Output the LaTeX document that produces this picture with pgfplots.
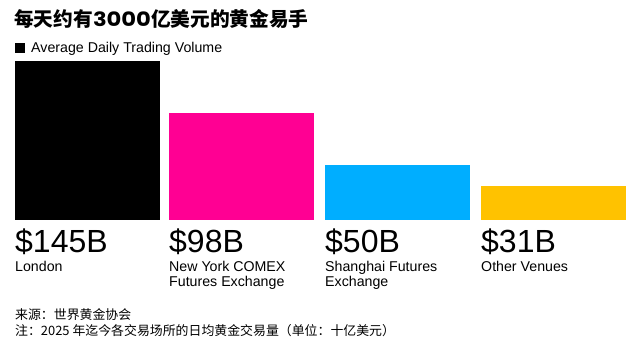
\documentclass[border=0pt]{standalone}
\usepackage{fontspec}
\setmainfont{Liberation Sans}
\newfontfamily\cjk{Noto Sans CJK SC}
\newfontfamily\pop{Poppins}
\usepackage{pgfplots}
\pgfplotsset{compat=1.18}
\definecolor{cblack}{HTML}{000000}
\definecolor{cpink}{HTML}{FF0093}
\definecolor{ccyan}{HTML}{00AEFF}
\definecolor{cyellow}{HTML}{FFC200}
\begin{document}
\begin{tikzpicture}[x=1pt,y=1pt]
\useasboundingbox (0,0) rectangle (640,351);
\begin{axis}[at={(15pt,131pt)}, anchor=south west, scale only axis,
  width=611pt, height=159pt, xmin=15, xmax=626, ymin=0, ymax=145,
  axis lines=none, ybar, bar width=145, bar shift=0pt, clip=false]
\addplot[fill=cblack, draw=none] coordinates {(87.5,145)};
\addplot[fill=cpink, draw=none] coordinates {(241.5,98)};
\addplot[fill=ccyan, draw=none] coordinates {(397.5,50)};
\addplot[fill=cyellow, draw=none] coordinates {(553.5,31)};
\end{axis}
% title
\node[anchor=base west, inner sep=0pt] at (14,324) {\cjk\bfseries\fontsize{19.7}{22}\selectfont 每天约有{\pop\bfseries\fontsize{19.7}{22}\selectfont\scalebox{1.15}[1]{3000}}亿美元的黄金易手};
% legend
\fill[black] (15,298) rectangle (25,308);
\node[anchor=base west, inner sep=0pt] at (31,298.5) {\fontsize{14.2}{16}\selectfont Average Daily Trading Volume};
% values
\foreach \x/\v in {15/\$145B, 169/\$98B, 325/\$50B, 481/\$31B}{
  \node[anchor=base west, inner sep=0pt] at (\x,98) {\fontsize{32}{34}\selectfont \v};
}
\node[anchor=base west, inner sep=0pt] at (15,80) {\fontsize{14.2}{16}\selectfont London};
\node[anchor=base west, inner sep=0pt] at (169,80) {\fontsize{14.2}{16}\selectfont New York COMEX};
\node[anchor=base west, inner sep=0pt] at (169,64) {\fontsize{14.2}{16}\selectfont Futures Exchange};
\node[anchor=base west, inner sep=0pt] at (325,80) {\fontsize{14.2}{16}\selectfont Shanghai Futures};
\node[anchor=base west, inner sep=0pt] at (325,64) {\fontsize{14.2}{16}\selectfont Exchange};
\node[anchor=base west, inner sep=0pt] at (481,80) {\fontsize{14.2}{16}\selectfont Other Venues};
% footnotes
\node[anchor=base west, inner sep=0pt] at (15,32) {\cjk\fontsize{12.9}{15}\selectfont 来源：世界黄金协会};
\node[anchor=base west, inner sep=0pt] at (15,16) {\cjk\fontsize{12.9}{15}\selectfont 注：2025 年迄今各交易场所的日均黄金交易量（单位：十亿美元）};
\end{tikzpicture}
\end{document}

----------

Please set down each line of the data above exactly as written, without the pictures.

== EXERCISE OUTPUT ==
Output the LaTeX document that produces this picture with pgfplots.
\documentclass[border=0pt]{standalone}
\usepackage{fontspec}
\setmainfont{Liberation Sans}
\newfontfamily\cjk{Noto Sans CJK SC}
\newfontfamily\pop{Poppins}
\usepackage{pgfplots}
\pgfplotsset{compat=1.18}
\definecolor{cblack}{HTML}{000000}
\definecolor{cpink}{HTML}{FF0093}
\definecolor{ccyan}{HTML}{00AEFF}
\definecolor{cyellow}{HTML}{FFC200}
\begin{document}
\begin{tikzpicture}[x=1pt,y=1pt]
\useasboundingbox (0,0) rectangle (640,351);
\begin{axis}[at={(15pt,131pt)}, anchor=south west, scale only axis,
  width=611pt, height=159pt, xmin=15, xmax=626, ymin=0, ymax=145,
  axis lines=none, ybar, bar width=145, bar shift=0pt, clip=false]
\addplot[fill=cblack, draw=none] coordinates {(87.5,145)};
\addplot[fill=cpink, draw=none] coordinates {(241.5,98)};
\addplot[fill=ccyan, draw=none] coordinates {(397.5,50)};
\addplot[fill=cyellow, draw=none] coordinates {(553.5,31)};
\end{axis}
% title
\node[anchor=base west, inner sep=0pt] at (14,324) {\cjk\bfseries\fontsize{19.7}{22}\selectfont 每天约有{\pop\bfseries\fontsize{19.7}{22}\selectfont\scalebox{1.15}[1]{3000}}亿美元的黄金易手};
% legend
\fill[black] (15,298) rectangle (25,308);
\node[anchor=base west, inner sep=0pt] at (31,298.5) {\fontsize{14.2}{16}\selectfont Average Daily Trading Volume};
% values
\foreach \x/\v in {15/\$145B, 169/\$98B, 325/\$50B, 481/\$31B}{
  \node[anchor=base west, inner sep=0pt] at (\x,98) {\fontsize{32}{34}\selectfont \v};
}
\node[anchor=base west, inner sep=0pt] at (15,80) {\fontsize{14.2}{16}\selectfont London};
\node[anchor=base west, inner sep=0pt] at (169,80) {\fontsize{14.2}{16}\selectfont New York COMEX};
\node[anchor=base west, inner sep=0pt] at (169,64) {\fontsize{14.2}{16}\selectfont Futures Exchange};
\node[anchor=base west, inner sep=0pt] at (325,80) {\fontsize{14.2}{16}\selectfont Shanghai Futures};
\node[anchor=base west, inner sep=0pt] at (325,64) {\fontsize{14.2}{16}\selectfont Exchange};
\node[anchor=base west, inner sep=0pt] at (481,80) {\fontsize{14.2}{16}\selectfont Other Venues};
% footnotes
\node[anchor=base west, inner sep=0pt] at (15,32) {\cjk\fontsize{12.9}{15}\selectfont 来源：世界黄金协会};
\node[anchor=base west, inner sep=0pt] at (15,16) {\cjk\fontsize{12.9}{15}\selectfont 注：2025 年迄今各交易场所的日均黄金交易量（单位：十亿美元）};
\end{tikzpicture}
\end{document}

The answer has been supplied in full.